As with all our projects, this one had an end date but it’s impact will be long lasting.
We had a great final summer of delivery in the Glenderamackin catchment marked by the restoration of 3 pond/wetland areas and a long length of riparian fencing along the Glenderamackin River.
We’ve also continued our work on Invasive Non Native Species removal including Himalayan Balsam and Japanese Knotweed as well as continuing our long standing electro fishing programme – the results which help us target our funding applications and show positive results of our work. For example, during our e-fish surveys, we found 7 trout fry upstream of this fish easement project [see photos below of before and after]. We didn’t find any when we carried out the pre-surveys.
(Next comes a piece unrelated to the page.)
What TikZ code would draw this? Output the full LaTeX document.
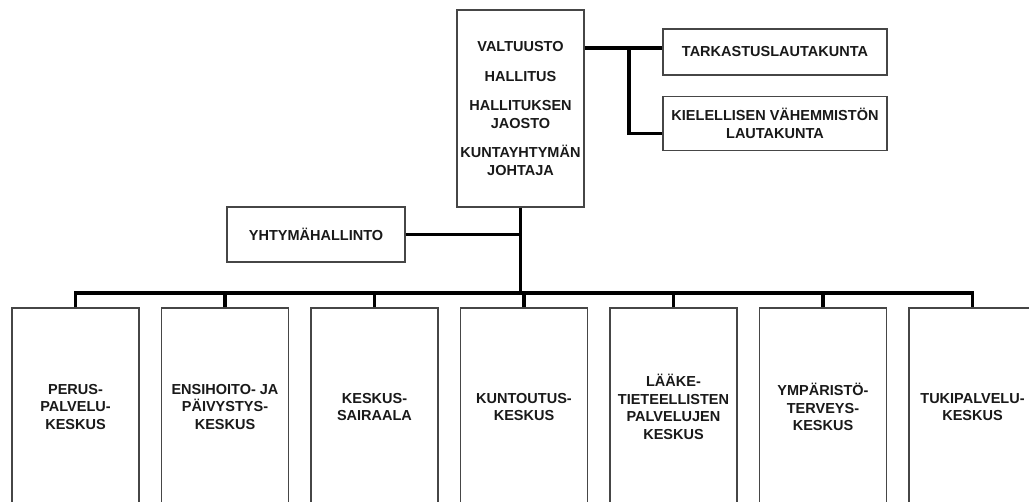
\documentclass[tikz,border=0pt]{standalone}
\usepackage{fontspec}
\setmainfont{Liberation Sans}
\usetikzlibrary{positioning}
\definecolor{colorline}{RGB}{70,70,70}
\definecolor{colortext}{RGB}{25,25,25}

\begin{document}
\begin{tikzpicture}[
    x=1pt, y=1pt,
    node distance = 21.3pt,
    font={\fontsize{14.5}{17.5}\selectfont\bfseries},
    board/.style={text=colortext,draw=colorline,line width=1.2pt,fill=white,align=center,rectangle,inner sep=0pt},
    unit/.style={board,minimum width=127pt,minimum height=198pt},
    link/.style={line width=3.2pt,black},
]
    \clip (0,0) rectangle (1029,502);

    % Management
    \node[board, minimum width=127pt, minimum height=197pt] (council) at (520.5,393.5) {VALTUUSTO\\[12pt]HALLITUS\\[12pt]HALLITUKSEN\\JAOSTO\\[12pt]KUNTAYHTYMÄN\\JOHTAJA};
    \node[board, minimum width=224pt, minimum height=46pt] (audit) at (775,450) {TARKASTUSLAUTAKUNTA};
    \node[board, minimum width=224pt, minimum height=54pt, below=20pt of audit] (minority) {KIELELLISEN VÄHEMMISTÖN\\LAUTAKUNTA};
    \node[board, minimum width=178pt, minimum height=55pt] (admin) at (316,267.5) {YHTYMÄHALLINTO};

    % Units
    \node[unit] (basic) at (75.5,95) {PERUS-\\PALVELU-\\KESKUS};
    \node[unit, right=of basic] (emergency) {ENSIHOITO- JA\\PÄIVYSTYS-\\KESKUS};
    \node[unit, right=of emergency] (hospital) {KESKUS-\\SAIRAALA};
    \node[unit, right=of hospital] (rehab) {KUNTOUTUS-\\KESKUS};
    \node[unit, right=of rehab] (medical) {LÄÄKE-\\TIETEELLISTEN\\PALVELUJEN\\KESKUS};
    \node[unit, right=of medical] (environ) {YMPÄRISTÖ-\\TERVEYS-\\KESKUS};
    \node[unit, right=of environ] (support) {TUKIPALVELU-\\KESKUS};

    % Connections
    \coordinate (bus) at (521,209);
    \coordinate (split) at (629,454);
    \draw[link] (council.south) -- (council.south |- bus);
    \draw[link] (admin.east) -- (admin.east -| council.south);
    \draw[link] (basic.north) |- (support.north |- bus) -- (support.north);
    \foreach \u in {emergency,hospital,rehab,medical,environ}
        \draw[link] (\u.north) -- (\u.north |- bus);
    \draw[link] (council.east |- split) -- (audit.west |- split);
    \draw[link] (split) |- ([yshift=-10pt]minority.west);

\end{tikzpicture}
\end{document}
Fantastic stuff!
We’re very grateful to have received funding from the Water Environment Grant programme through the European Agricultural Fund for Rural Development, in partnership with the Environment Agency and Natural England. Since 2019, this funding has been vital to help us deliver many great projects with farmers, local contractors, partners and volunteers to help address multiple issues affecting the River Glenderamackin and its tributaries. These include projects to improve water quality, slow the flow, improve biodiversity, remove physical modifications and improve salmonid habitat.
The benefits of these projects will be felt in the catchment for years to come. Farmers are keen to do more and we want to continue to work with them to deliver even more great outcomes for the river and the whole catchment. Working with the Rivers Trust and Nature Finance, we’re developing a new private investment project, ‘Resilient Glenderamackin’ with thanks to funding from Defra’s Natural Environment Investment Readiness Fund. We hope this project will allow us to significantly upscale delivery whilst exploring a new model for delivery such as providing some incentives for hosting interventions in the right place. This will help create sustainable farm businesses whilst paying for public goods including reducing flood risk to downstream communities and improving water quality. We hope to release more information about this in the new year.